--- START DATA EXTRACT ---

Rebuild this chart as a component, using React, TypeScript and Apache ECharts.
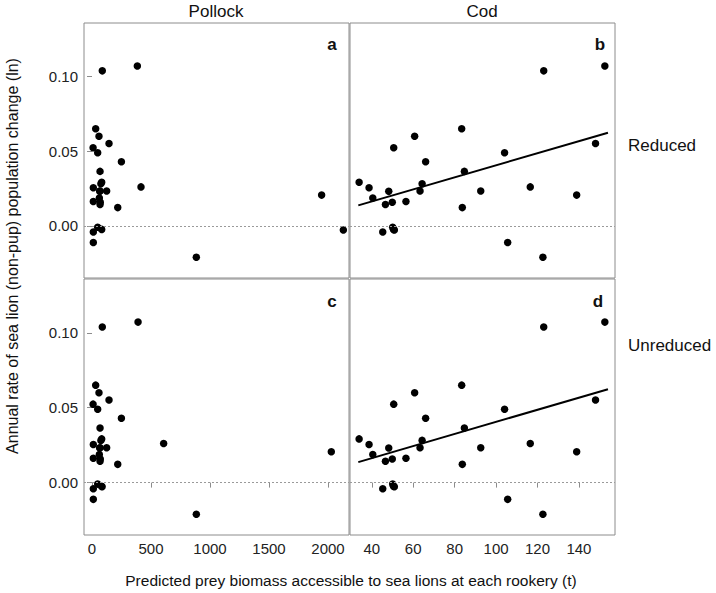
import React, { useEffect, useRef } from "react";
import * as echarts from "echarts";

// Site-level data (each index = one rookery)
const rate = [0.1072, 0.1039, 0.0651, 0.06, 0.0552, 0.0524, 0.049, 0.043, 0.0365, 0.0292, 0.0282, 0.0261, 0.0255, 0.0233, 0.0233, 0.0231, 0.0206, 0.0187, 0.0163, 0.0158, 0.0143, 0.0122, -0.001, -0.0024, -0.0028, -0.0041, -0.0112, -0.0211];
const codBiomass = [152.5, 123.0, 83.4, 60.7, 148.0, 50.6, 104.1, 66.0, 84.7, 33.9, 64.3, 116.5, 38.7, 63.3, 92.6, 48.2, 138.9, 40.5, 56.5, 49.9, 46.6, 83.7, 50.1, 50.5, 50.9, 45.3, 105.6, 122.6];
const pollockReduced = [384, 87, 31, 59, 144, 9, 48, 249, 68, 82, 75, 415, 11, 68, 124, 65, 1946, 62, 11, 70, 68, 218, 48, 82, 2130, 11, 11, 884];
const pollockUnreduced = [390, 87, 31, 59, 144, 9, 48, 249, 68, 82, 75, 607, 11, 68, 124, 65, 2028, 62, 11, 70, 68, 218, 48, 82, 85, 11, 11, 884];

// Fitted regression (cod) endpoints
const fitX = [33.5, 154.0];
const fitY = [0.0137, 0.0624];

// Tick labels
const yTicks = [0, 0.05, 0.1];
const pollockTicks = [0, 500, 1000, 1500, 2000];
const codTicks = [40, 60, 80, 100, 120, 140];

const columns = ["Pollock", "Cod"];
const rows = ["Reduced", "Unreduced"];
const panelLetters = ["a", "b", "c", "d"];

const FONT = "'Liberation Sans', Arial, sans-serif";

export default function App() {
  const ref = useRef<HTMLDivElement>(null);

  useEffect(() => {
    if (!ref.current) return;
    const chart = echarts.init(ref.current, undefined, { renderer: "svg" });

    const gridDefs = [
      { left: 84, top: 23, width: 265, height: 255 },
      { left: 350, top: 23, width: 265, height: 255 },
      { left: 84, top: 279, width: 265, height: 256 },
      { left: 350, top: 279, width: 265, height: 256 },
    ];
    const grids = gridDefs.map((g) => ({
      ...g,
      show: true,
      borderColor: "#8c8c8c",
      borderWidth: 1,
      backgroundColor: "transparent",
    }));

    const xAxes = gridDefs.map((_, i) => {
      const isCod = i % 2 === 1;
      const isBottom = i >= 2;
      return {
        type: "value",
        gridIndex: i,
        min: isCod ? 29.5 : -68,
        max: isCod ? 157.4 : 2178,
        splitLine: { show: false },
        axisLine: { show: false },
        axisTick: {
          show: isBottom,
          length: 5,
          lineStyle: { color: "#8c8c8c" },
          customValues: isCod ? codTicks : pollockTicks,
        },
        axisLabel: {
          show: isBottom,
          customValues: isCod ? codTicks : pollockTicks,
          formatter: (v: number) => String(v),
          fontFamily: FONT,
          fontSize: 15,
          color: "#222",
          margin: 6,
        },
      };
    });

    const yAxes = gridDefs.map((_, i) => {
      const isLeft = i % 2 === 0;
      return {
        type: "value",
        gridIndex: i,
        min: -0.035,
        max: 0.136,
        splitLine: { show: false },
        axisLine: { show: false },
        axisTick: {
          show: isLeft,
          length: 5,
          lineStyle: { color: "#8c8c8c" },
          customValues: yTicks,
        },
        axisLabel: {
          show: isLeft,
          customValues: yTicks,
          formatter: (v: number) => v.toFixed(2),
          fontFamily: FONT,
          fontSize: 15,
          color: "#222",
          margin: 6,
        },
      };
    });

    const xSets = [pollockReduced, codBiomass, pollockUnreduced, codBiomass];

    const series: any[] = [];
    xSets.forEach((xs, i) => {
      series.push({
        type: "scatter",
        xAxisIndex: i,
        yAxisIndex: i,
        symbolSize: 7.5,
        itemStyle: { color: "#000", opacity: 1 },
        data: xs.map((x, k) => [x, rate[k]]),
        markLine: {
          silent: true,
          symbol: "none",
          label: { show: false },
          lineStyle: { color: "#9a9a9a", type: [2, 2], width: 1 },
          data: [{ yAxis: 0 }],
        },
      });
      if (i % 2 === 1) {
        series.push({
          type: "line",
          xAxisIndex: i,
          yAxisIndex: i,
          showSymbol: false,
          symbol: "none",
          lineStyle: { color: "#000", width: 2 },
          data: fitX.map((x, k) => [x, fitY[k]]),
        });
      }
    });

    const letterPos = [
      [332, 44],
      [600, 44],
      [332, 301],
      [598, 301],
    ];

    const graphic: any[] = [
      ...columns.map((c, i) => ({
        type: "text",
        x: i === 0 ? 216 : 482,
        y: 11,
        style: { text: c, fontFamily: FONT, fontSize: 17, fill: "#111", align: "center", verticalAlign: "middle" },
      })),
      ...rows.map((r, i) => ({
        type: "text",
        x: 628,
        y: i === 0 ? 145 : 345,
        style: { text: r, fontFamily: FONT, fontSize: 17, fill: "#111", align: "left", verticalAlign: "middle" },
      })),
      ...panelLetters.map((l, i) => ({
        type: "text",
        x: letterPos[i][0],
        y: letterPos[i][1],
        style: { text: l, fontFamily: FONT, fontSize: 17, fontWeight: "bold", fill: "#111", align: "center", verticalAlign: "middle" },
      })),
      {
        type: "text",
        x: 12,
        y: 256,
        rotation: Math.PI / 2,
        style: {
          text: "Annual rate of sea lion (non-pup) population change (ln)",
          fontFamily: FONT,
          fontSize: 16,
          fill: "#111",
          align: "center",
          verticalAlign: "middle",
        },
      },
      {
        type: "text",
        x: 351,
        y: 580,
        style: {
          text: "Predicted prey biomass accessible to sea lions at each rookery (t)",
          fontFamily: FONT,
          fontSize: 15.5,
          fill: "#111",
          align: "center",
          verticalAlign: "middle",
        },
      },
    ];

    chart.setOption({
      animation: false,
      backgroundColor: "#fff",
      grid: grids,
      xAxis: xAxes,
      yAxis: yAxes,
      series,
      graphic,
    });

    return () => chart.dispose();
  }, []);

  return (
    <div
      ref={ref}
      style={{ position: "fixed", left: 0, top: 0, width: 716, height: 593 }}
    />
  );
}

--- END DATA EXTRACT ---

EXERCISE DIRECTIONS: Reproduce each line holding the word "React".

TASK RESULT:
Rebuild this chart as a component, using React, TypeScript and Apache ECharts.
import React, { useEffect, useRef } from "react";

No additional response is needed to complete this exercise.